Chancellor of the Exchequer Rishi Sunak leaves 10 Downing Street after attending a Cabinet meeting on 14 February, 2020.
LONDON — U.K. Finance Minister Rishi Sunak has announced a new emergency package of measures to contain unemployment, replacing the country’s furlough scheme which is due to expire next month.
The Job Support Scheme will directly top up the wages of employees working fewer hours due to suppressed business demand, enabling workers to keep their jobs on shorter hours rather than being made redundant. It will run for six months from November.
Employees must work at least one-third of their normal hours and be paid for that work as normal, but the government will increase wages covering the remaining two-thirds of the pay. The scheme will target all small and medium-sized businesses across the U.K., though larger companies may be eligible if they have experienced a fall in turnover during the crisis.
“I can’t save every business, I can’t save every job, no Chancellor (of the Exchequer) could, but what we can and must do is deal with the real problems that businesses and employees are facing now,” Sunak told the House of Commons on Thursday.
The furlough scheme has subsidized 80% of wages for millions of workers furloughed as a result of the pandemic, but Sunak confirmed in July that it would be wound down as the country began to emerge from lockdown measures, instead offering businesses a bonus program for bringing furloughed employees back to work.
However, with many of those workers having been employed by the hospitality industry and the government now being forced to reintroduce some restrictions due to a spike in Covid-19 infections, economists have warned that the country could face a significant surge in unemployment in the fourth quarter.
Employers retaining furloughed staff on shorter hours can now claim both the Job Support Scheme and the Jobs Retention Bonus.
Sunak also announced an extension of the 5% VAT rate (a value-added sales tax) until March 31, 2021, and pledged to defer VAT bills for businesses, along with enabling them to spread VAT bills over eleven smaller payments in order to prevent a credit crunch in March.

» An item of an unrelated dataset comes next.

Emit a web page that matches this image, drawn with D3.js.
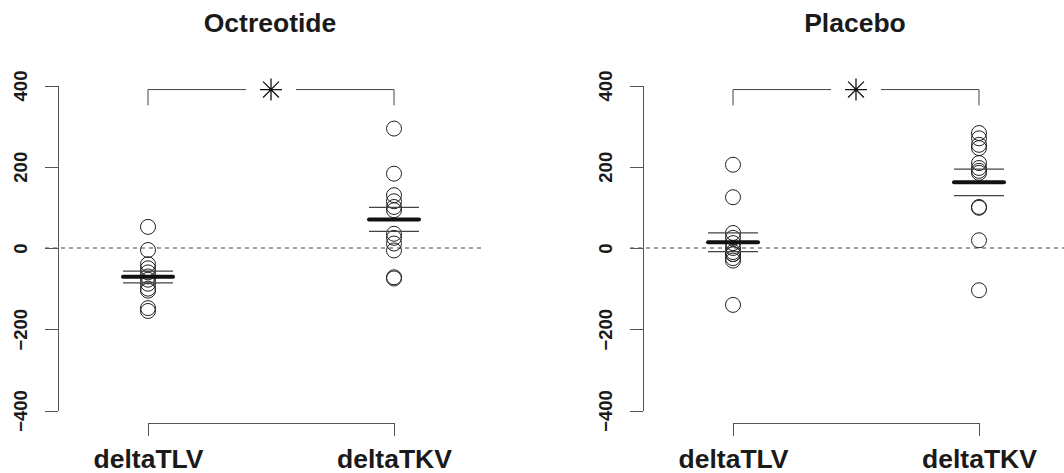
<!DOCTYPE html>
<meta charset="utf-8">
<style>
  body { margin: 0; background: #fff; }
  svg { font-family: "Liberation Sans", Arial, Helvetica, sans-serif; font-weight: bold; }
  .axis path, .axis line { fill: none; stroke: #555; shape-rendering: crispEdges; }
  .axis text { fill: #1a1a1a; font-weight: bold; }
</style>
<body>
<script src="https://cdn.jsdelivr.net/npm/d3@7"></script>
<script>
  var categories = ["deltaTLV", "deltaTKV"];
  var yTicks = [-400, -200, 0, 200, 400];
  var panelTitles = ["Octreotide", "Placebo"];

  // individual changes
  var octTLV = [52, -5, -40, -50, -60, -70, -78, -88, -100, -105, -148, -155];
  var octTKV = [294, 183, 130, 115, 101, 93, 35, 25, 11, -6, -72, -75];
  var plaTLV = [205, 125, 37, 25, 12, 0, -10, -15, -15, -25, -31, -140];
  var plaTKV = [283, 270, 254, 246, 209, 197, 190, 185, 101, 99, 19, -104];

  // mean and the lines either side of it (mean ± SE)
  var octMean = [-71, 70], octLow = [-86, 41], octHigh = [-57, 100];
  var plaMean = [14, 162], plaLow = [-9, 129], plaHigh = [37, 194];

  var sigLevel = 390, sigDrop = 351;

  var panels = [
    {title: panelTitles[0], values: [octTLV, octTKV], mean: octMean, lo: octLow, hi: octHigh, dx: 0},
    {title: panelTitles[1], values: [plaTLV, plaTKV], mean: plaMean, lo: plaLow, hi: plaHigh, dx: 585}
  ];

  var width = 1064, height = 473;
  var svg = d3.select("body").append("svg")
    .attr("width", width)
    .attr("height", height);

  var y = d3.scaleLinear().domain([-400, 400]).range([410.5, 85.5]);
  var x = d3.scalePoint().domain(categories).range([148, 394]);
  var axisX = 58, plotLeft = 45, plotRight = 485;

  panels.forEach(function(p) {
    var g = svg.append("g").attr("transform", "translate(" + p.dx + ",0)");

    g.append("text")
      .attr("x", 270).attr("y", 32)
      .attr("text-anchor", "middle")
      .style("font-size", "26.5px")
      .style("fill", "#1a1a1a")
      .text(p.title);

    // zero reference line
    g.append("line")
      .attr("x1", plotLeft).attr("x2", plotRight)
      .attr("y1", y(0)).attr("y2", y(0))
      .style("stroke", "#444")
      .style("stroke-dasharray", "4,4");

    var ya = g.append("g")
      .attr("class", "axis")
      .attr("transform", "translate(" + axisX + ",0)")
      .call(d3.axisLeft(y).tickValues(yTicks).tickSize(13).tickSizeOuter(0).tickFormat(d3.format("d")));
    ya.selectAll("text")
      .attr("x", 0).attr("y", 0).attr("dy", 0)
      .attr("text-anchor", "middle")
      .attr("transform", "translate(-31,0) rotate(-90)")
      .style("font-size", "18.5px")
      .text(function(d) { return d < 0 ? "\u2212" + Math.abs(d) : d; });

    var xa = g.append("g")
      .attr("class", "axis")
      .attr("transform", "translate(0,423)")
      .call(d3.axisBottom(x).tickSize(13).tickSizeOuter(0));
    xa.selectAll("text")
      .attr("y", 45).attr("dy", 0)
      .style("font-size", "26.5px");

    // significance bracket
    var xa0 = x(categories[0]), xa1 = x(categories[1]), mid = (xa0 + xa1) / 2;
    g.append("path")
      .attr("d", "M" + xa0 + "," + y(sigDrop) + "V" + y(sigLevel) + "H" + (mid - 25))
      .style("fill", "none").style("stroke", "#444");
    g.append("path")
      .attr("d", "M" + (mid + 25) + "," + y(sigLevel) + "H" + xa1 + "V" + y(sigDrop))
      .style("fill", "none").style("stroke", "#444");
    var r = 11, cy = y(sigLevel), k = r * 0.72;
    g.append("path")
      .attr("d", "M" + (mid - r) + "," + cy + "H" + (mid + r) +
        "M" + mid + "," + (cy - r) + "V" + (cy + r) +
        "M" + (mid - k) + "," + (cy - k) + "L" + (mid + k) + "," + (cy + k) +
        "M" + (mid - k) + "," + (cy + k) + "L" + (mid + k) + "," + (cy - k))
      .style("fill", "none").style("stroke", "#111").style("stroke-width", 1.3);

    categories.forEach(function(c, i) {
      var cx = x(c);
      g.selectAll(null)
        .data(p.values[i])
        .enter().append("circle")
        .attr("cx", cx)
        .attr("cy", function(d) { return y(d); })
        .attr("r", 7.5)
        .style("fill", "none")
        .style("stroke", "#222")
        .style("stroke-width", 1);

      [p.lo[i], p.hi[i]].forEach(function(v) {
        g.append("line")
          .attr("x1", cx - 25).attr("x2", cx + 25)
          .attr("y1", y(v)).attr("y2", y(v))
          .style("stroke", "#444").style("stroke-width", 1.3);
      });
      g.append("line")
        .attr("x1", cx - 25).attr("x2", cx + 25)
        .attr("y1", y(p.mean[i])).attr("y2", y(p.mean[i]))
        .style("stroke", "#111").style("stroke-width", 4)
        .style("stroke-linecap", "round");
    });
  });
</script>
</body>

In addition, a “pay as you grow” scheme will enable small businesses to extend their government recovery loans for a decade, up from six years, in order to reduce monthly repayments.
More challenges to come
Earlier this week, Prime Minister Boris Johnson announced a 10 p.m. curfew for hospitality venues in a bid to contain the spread of the virus. The U.K. reported 6,178 cases on Wednesday, up by 1,252 since Tuesday and taking its total confirmed cases past 412,000.
Just last week, the Bank of England gave its first indication that negative interest rates could be under consideration as it looks to play its part in shoring up the economy against the fallout from the pandemic, with GDP having plunged by a record 20.4% in the second quarter.
Karen Ward, chief EMEA market strategist at JPMorgan Asset Management, said it is too early to tell how Covid-19 will alter consumer behavior, and therefore difficult to establish whether the new program is merely delaying an inevitable reallocation of resource.
“Experience of the last few months suggests that consumers want to return to leisure facilities and travel when it is safe to do so. A viable vaccine — news of which could arrive any day — would facilitate a return to life much as we knew in 2019,” Ward said in a statement following the announcement, adding that Sunak was therefore right to ensure support remains in place for now.
She suggested that while the new measures reduce one of the key downside risks to the economy, preventing a sudden windfall of unemployment, other risks remain.
“We still don’t know whether the restrictions already announced will be sufficient to contain the spread of the virus or whether additional measures will be required. And importantly, ending the year without a sufficiently broad trade deal with the EU could lead to yet more challenges for U.K. business.”